Situé à l'Ouest du Soudan, le Darfour est l'une des régions les plus touchées par l'instabilité et la violence. Depuis février 2003, ce territoire frontalier du Tchad est devenu un espace d'affrontements meurtriers entre les forces gouvernementales et plusieurs factions rebelles dont les civils ont été les premières victimes : plus de 200.000 morts, 4,5 millions de personnes affectées, 2,6 millions de personnes déplacées et plus de 260.000 réfugiés font du Darfour la 1ère crise humanitaire au monde.

Mission d'évaluation

Sollicité par la Société du Croissant-Rouge Soudanais (SCRS), une mission d'évaluation de la Croix-Rouge française (CRF) a été dépêchée sur place pour envisager les actions nécessaires pour pallier l'expulsion, début mars, de 13 organisations humanitaires internationales.

Professionnel rompu aux situations d'urgence, Richard Fradin faisait partie de l'équipe de quatre personnes détachées par la CRF durant quatre semaines. L'analyse qu'il fait du contexte soudanais se veut objective et mesurée. "Après l'expulsion des ONG, les organisations qui ont été autorisées à rester se sont réparties les besoins. Ils sont globalement bien couverts aujourd'hui, particulièrement dans la région du Darfour qui a fait l'objet de toute l'attention internationale". Rassurant sur la situation au Darfour, Richard Fradin se montre beaucoup plus préoccupé en ce qui concerne le reste du pays, très difficilement accessible aujourd'hui. "De nombreuses régions, notamment le Sud Soudan, sont en revanche dans une situation beaucoup plus préoccupante. Elles ne bénéficient pas de l'attention médiatique ni de l'aide humanitaire. Les conditions de vie y sont aujourd'hui déplorables. L'accès y est très difficile et la situation politique extrêmement volatile. On peut craindre que le Sud Soudan soit prochainement le lieu d'affrontements notamment sur la question de la répartition des champs pétrolifères qui doit être tranchée dans les prochains mois".

L'action du Mouvement

Avec 1671 collaborateurs locaux et 153 expatriés, la mission du Comité international de la Croix-Rouge au Soudan est la plus vaste menée par le CICR à travers le monde. Au Darfour, le CICR axe ses activités "sur les zones rurales et reculées où les besoins restent les plus pressants", explique Jordi Raich Curco, chef la mission du CICR au Soudan. "L'objectif de son approche est double : répondre aux urgences en fournissant une assistance (vivres, articles ménagers, services de santé) aux personnes en détresse et aider à préserver les moyens de subsistance des personnes en danger de façon à ce qu'elles ne deviennent pas dépendantes de l'aide humanitaire. À cette fin, le CICR se concentre sur l'amélioration de la production agricole et des services vétérinaires, la réhabilitation des principaux points d'eau vitaux et le soutien aux dispensaires et aux services pour amputés".

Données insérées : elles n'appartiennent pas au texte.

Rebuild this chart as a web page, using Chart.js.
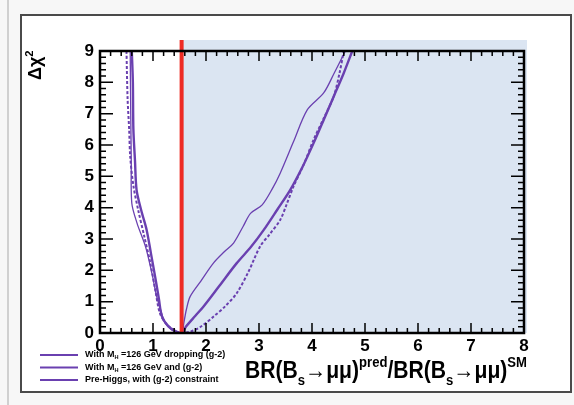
<!DOCTYPE html>
<html>
<head>
<meta charset="utf-8">
<script src="https://cdn.jsdelivr.net/npm/chart.js@4/dist/chart.umd.min.js"></script>
<style>
  html, body { margin: 0; padding: 0; background: #fafafa; }
  canvas { display: block; }
</style>
</head>
<body>
<canvas id="chi2" width="574" height="405"></canvas>
<script>
// Delta chi^2 profiles vs BR(Bs->mumu) ratio, one curve per fit scenario
const scenarioLabels = [
  ['With M', {sub: 'H'}, ' =126 GeV dropping (g-2)'],
  ['With M', {sub: 'H'}, ' =126 GeV and (g-2)'],
  ['Pre-Higgs, with (g-2) constraint']
];

const droppingX = [0.57, 0.58, 0.59, 0.60, 0.70, 0.86, 0.98, 1.07, 1.16, 1.23, 1.35, 1.47, 1.55,
                   1.58, 1.63, 1.70, 1.90, 2.14, 2.35, 2.52, 2.70, 2.84, 3.06, 3.25, 3.40, 3.65, 3.91, 4.22, 4.42, 4.63];
const droppingY = [9.0, 7.0, 5.5, 4.14, 3.5, 2.75, 1.9, 1.16, 0.65, 0.31, 0.10, 0.02, 0.0,
                   0.30, 0.75, 1.16, 1.65, 2.23, 2.60, 2.87, 3.40, 3.82, 4.09, 4.60, 5.10, 6.10, 7.12, 7.66, 8.30, 9.0];

const withG2X = [0.60, 0.62, 0.63, 0.66, 0.69, 0.78, 0.88, 0.96, 1.04, 1.11, 1.17, 1.30, 1.45, 1.55,
                 1.62, 1.80, 1.95, 2.25, 2.58, 2.85, 3.09, 3.35, 3.59, 3.82, 4.03, 4.22, 4.41, 4.60, 4.76];
const withG2Y = [9.0, 8.0, 6.5, 5.5, 4.57, 3.9, 3.29, 2.55, 1.8, 1.1, 0.52, 0.2, 0.04, 0.0,
                 0.2, 0.55, 0.84, 1.5, 2.23, 2.75, 3.29, 3.95, 4.57, 5.3, 6.06, 6.8, 7.55, 8.3, 9.0];

const preHiggsX = [0.50, 0.52, 0.55, 0.57, 0.63, 0.72, 0.84, 0.95, 1.04, 1.13, 1.25, 1.39, 1.52,
                   1.70, 1.90, 2.14, 2.36, 2.58, 2.80, 3.02, 3.20, 3.40, 3.52, 3.65, 3.85, 4.03, 4.22, 4.41, 4.52, 4.60];
const preHiggsY = [9.0, 7.5, 6.5, 5.63, 4.7, 3.93, 3.05, 2.23, 1.4, 0.63, 0.3, 0.1, 0.0,
                   0.04, 0.2, 0.52, 0.85, 1.27, 1.95, 2.76, 3.15, 3.61, 4.1, 4.67, 5.4, 6.17, 6.85, 7.55, 8.3, 9.0];

const xTicks = [0, 1, 2, 3, 4, 5, 6, 7, 8];
const yTicks = [0, 1, 2, 3, 4, 5, 6, 7, 8, 9];
const brLimit = 1.54;   // experimental bound, shaded region above it is excluded

const purple = '#6a40b0';
const FONT = '"Liberation Sans", Arial, sans-serif';

function pts(xs, ys) {
  return xs.map((x, i) => ({x: x, y: ys[i]}));
}

// draws text with sub/superscript pieces, returns total width
function richText(ctx, parts, x, y, size, measureOnly) {
  let cx = x;
  for (const p of parts) {
    let txt, dy = 0, s = size;
    if (typeof p === 'string') { txt = p; }
    else if (p.sub) { txt = p.sub; s = size * 0.62; dy = size * 0.28; }
    else { txt = p.sup; s = size * 0.62; dy = -size * 0.45; }
    ctx.font = 'bold ' + s + 'px ' + FONT;
    if (!measureOnly) ctx.fillText(txt, cx, y + dy);
    cx += ctx.measureText(txt).width;
  }
  return cx - x;
}

const pageFrame = {
  id: 'pageFrame',
  beforeDraw(chart) {
    const ctx = chart.ctx;
    ctx.save();
    ctx.fillStyle = '#f7f7f7';
    ctx.fillRect(0, 0, chart.width, chart.height);
    ctx.fillStyle = '#d0d0d0';
    ctx.fillRect(7, 0, 2, chart.height);
    ctx.fillStyle = '#ffffff';
    ctx.fillRect(21, 15, 550, 377);
    ctx.strokeStyle = '#4a4a4a';
    ctx.lineWidth = 2;
    ctx.strokeRect(21, 15, 550, 377);
    ctx.restore();
  }
};

const exclusion = {
  id: 'exclusion',
  beforeDatasetsDraw(chart) {
    const {ctx, chartArea: a, scales: {x}} = chart;
    const px = x.getPixelForValue(brLimit);
    ctx.save();
    ctx.fillStyle = '#dbe5f2';
    ctx.fillRect(px, a.top - 11, a.right + 3 - px, a.bottom - a.top + 11);
    ctx.restore();
  },
  afterDatasetsDraw(chart) {
    const {ctx, chartArea: a, scales: {x}} = chart;
    const px = x.getPixelForValue(brLimit);
    ctx.save();
    ctx.strokeStyle = '#ee2b24';
    ctx.lineWidth = 4;
    ctx.beginPath();
    ctx.moveTo(px, a.top - 11);
    ctx.lineTo(px, a.bottom);
    ctx.stroke();
    ctx.restore();
  }
};

// ROOT-style inward ticks on all four sides, titles and legend
const decorations = {
  id: 'decorations',
  afterDraw(chart) {
    const {ctx, chartArea: a, scales: {x, y}} = chart;
    ctx.save();
    ctx.strokeStyle = '#000';
    ctx.lineWidth = 1.5;
    ctx.beginPath();
    for (let i = 0; i <= 40; i++) {
      const px = x.getPixelForValue(i / 5);
      const len = i % 5 === 0 ? 10 : 5;
      ctx.moveTo(px, a.bottom); ctx.lineTo(px, a.bottom - len);
      ctx.moveTo(px, a.top); ctx.lineTo(px, a.top + len);
    }
    for (let i = 0; i <= 45; i++) {
      const py = y.getPixelForValue(i / 5);
      const len = i % 5 === 0 ? 13 : 6;
      ctx.moveTo(a.left, py); ctx.lineTo(a.left + len, py);
      ctx.moveTo(a.right, py); ctx.lineTo(a.right - len, py);
    }
    ctx.stroke();
    ctx.lineWidth = 2.5;
    ctx.strokeRect(a.left, a.top, a.right - a.left, a.bottom - a.top);

    // x axis title, squeezed to span the right part of the axis
    ctx.fillStyle = '#000';
    ctx.textBaseline = 'alphabetic';
    ctx.textAlign = 'left';
    const title = ['BR(B', {sub: 's'}, '\u2192\u03bc\u03bc)', {sup: 'pred'}, '/BR(B', {sub: 's'}, '\u2192\u03bc\u03bc)', {sup: 'SM'}];
    const w = richText(ctx, title, 0, 0, 24, true);
    const left = 245, span = 282;
    ctx.save();
    ctx.translate(left, 378);
    ctx.scale(span / w, 1);
    richText(ctx, title, 0, 0, 24, false);
    ctx.restore();

    // y axis title
    ctx.save();
    ctx.translate(41, 80);
    ctx.rotate(-Math.PI / 2);
    richText(ctx, ['\u0394\u03c7', {sup: '2'}], 0, 0, 18, false);
    ctx.restore();

    // legend
    chart.data.datasets.forEach((ds, i) => {
      const ly = 355 + i * 12.5;
      ctx.strokeStyle = ds.borderColor;
      ctx.lineWidth = 2;
      ctx.setLineDash([]);
      ctx.beginPath();
      ctx.moveTo(40, ly); ctx.lineTo(78, ly);
      ctx.stroke();
      ctx.fillStyle = '#000';
      ctx.textBaseline = 'middle';
      richText(ctx, scenarioLabels[i], 85, ly, 9, false);
    });
    ctx.restore();
  }
};

new Chart(document.getElementById('chi2'), {
  type: 'scatter',
  data: {
    datasets: [
      {label: 'dropping', data: pts(droppingX, droppingY), borderColor: purple, borderWidth: 1.3},
      {label: 'with g-2', data: pts(withG2X, withG2Y), borderColor: purple, borderWidth: 2.4},
      {label: 'pre-Higgs', data: pts(preHiggsX, preHiggsY), borderColor: purple, borderWidth: 2, borderDash: [3, 2]}
    ].map(d => Object.assign(d, {showLine: true, pointRadius: 0, tension: 0.3, fill: false}))
  },
  options: {
    responsive: false,
    devicePixelRatio: 1,
    animation: false,
    layout: {padding: {left: 0, top: 51, right: 50, bottom: 48}},
    plugins: {legend: {display: false}, tooltip: {enabled: false}},
    scales: {
      x: {
        type: 'linear', min: 0, max: 8,
        afterBuildTicks: s => { s.ticks = xTicks.map(v => ({value: v})); },
        afterFit: s => { s.height = 24; },
        grid: {display: false, drawTicks: false}, border: {display: false},
        ticks: {color: '#000', padding: 3, maxRotation: 0, font: {family: FONT, size: 17, weight: 'bold'}}
      },
      y: {
        type: 'linear', min: 0, max: 9,
        afterBuildTicks: s => { s.ticks = yTicks.map(v => ({value: v})); },
        afterFit: s => { s.width = 100; },
        grid: {display: false, drawTicks: false}, border: {display: false},
        ticks: {color: '#000', padding: 6, font: {family: FONT, size: 17, weight: 'bold'}}
      }
    }
  },
  plugins: [pageFrame, exclusion, decorations]
});
</script>
</body>
</html>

L'équipe d'évaluation de la CRF s'est rendue au camp de Gereida, où 135 000 déplacés internes ont trouvé refuge, pour certains d'entre eux depuis déjà 6 années. Richard Fradin se dit impressionné par la qualité de l'action menée par le CICR. "Le camp est extrêmement bien organisé. Par certains aspects il ressemble à un gros village car les parcelles entre les familles sont assez aérées. Un habitat de type traditionnel y a été reproduit et les familles disposent d'un enclos fermé afin de reprendre une activité économique, même si elle reste nécessairement limitée. Dans cette région du Soudan où les contraintes logistiques sont considérables (absence de route, problème de sécurité récurrent), assurer à plusieurs milliers de personnes l'accès à l'eau, à la nourriture et à des services de santé d'aussi bonne qualité est une prouesse".

 Passage de relais

"Le CICR n'a pas vocation à rester à Gereida", poursuit Richard Fradin. "Aujourd'hui la situation y est stabilisée et le CICR souhaite mobiliser ses moyens vers des régions plus vulnérables et reculées. Se désengager de la gestion d'un camp aussi important nécessitera une transition et le CICR souhaite pouvoir s'appuyer sur des institutions solides, capables d'assurer une continuité dans la qualité des services. La Croix-Rouge française pourrait reprendre progressivement le relais en ce qui concerne le réseau d'assainissement du camp, et peut-être à terme l'accès des bénéficiaires à l'eau potable".

Pour la Croix-Rouge française, l'enjeu est de taille. Mobiliser son expertise en matière d'eau et d'assainissement auprès de 135.000 bénéficiaires est un défi opérationnel. "En superficie le Soudan est plus de 4 fois plus grand que la France. Les grands axes y sont très rares et l'on s'y trouve facilement isolé. C'est l'un des contextes humanitaires les plus difficiles dans lesquels la CRF intervient" souligne Richard Fradin. Pour autant il insiste sur la nécessité de cette mission, qui vise à répondre aux besoins du présent et à anticiper ceux à venir. "Le fait d'être présent au Soudan nous permettra d'assurer une veille quotidienne. Ce pré-positionnement de nos capacités humaines et logistiques nous permettra d'intervenir immédiatement en cas de détérioration de la situation humanitaire, notamment au Sud Soudan".